A Sorrowful Symmetry
On May 11, Gov. Arnold Schwarzenegger sent a letter to legislative leaders saying that, rather than wait until after the results of the May 19 special election he would present his revised budget plan on May 14.
There is no doubt that on May 14, the GOP governor will unveil a litany of horrendously awful actions to close what he now estimates to be a budget gap for the fiscal year beginning July 1 of $15.4 billion. This new problem after a budget he signed February 20 was supposed to close a nearly $42 billion difference between revenues and spending commitments.
Two weeks within that budget’s signing, the Legislative Analyst said it was $8 billion out of balance.
Schwarzenegger has said he will propose two spending plans, one if the budget-related measures pass — Propositions 1C, 1D and 1E — and another if they don’t.

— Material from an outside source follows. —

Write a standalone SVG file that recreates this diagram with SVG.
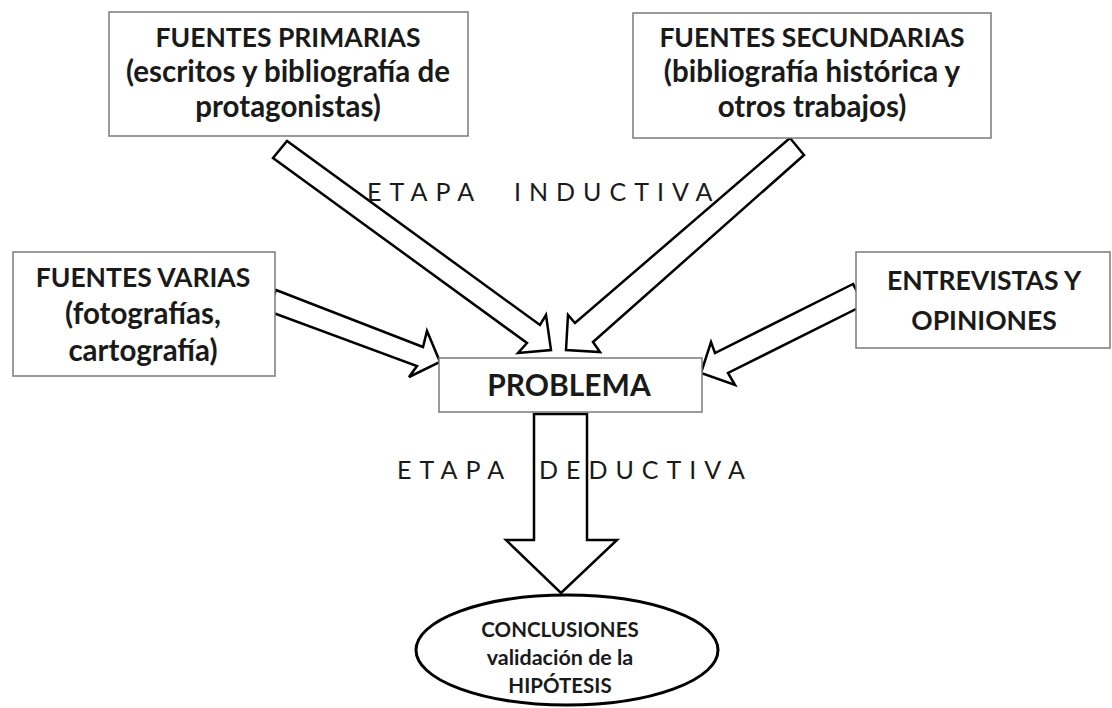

In his letter to lawmaker,s the governor said the $15.4 billion hole will deepen to $21.3 billion if the propositions fail.
Coupled with that cash hole of $21.3 billion — polls suggest the propositions will fail — is an unparalleled cash flow crisis. Because most of thee state’s payments to schools, local governments and the like occur in the first six months of the fiscal year and most of the revenue is banked the second half of the year, short-term borrowing to cover the state’s obligations is needed.
The problem is that because revenues are so low, there is no cash cushion within the state’s budget. Unable to borrow from various funds and repay them later because those funds are tapped, the state, by the Legislative Analyst’s estimate, requires upwards of $23 billion to pay its obligations.
The Analyst’s recommendation is that lawmakers and the governor cut that number down to below $10 billion but the report is short on specific recommendations on how to do so.
Even if that is done, is a state that, less than three months ago, closed a budget gap of $42 billion only to face a new one of potentially $21.3 billion going to see a plethora of purchasers for its short term paper?
State Treasurer Bill Lockyer is trying to sweeten the pot with a federal guarantee of California’s cash flow borrowing. Basically the deal is this: If it looks like the state can’t make its note-holders whole, the federal government will.
It’s unclear what, if any, action has been taken by California’s congressional delegation, the largest in the country, to secure this federal guarantee.
Either way, a new $21.3 billion hole in the budget coupled with a $23 billion cash flow need is a sorrowful symmetry.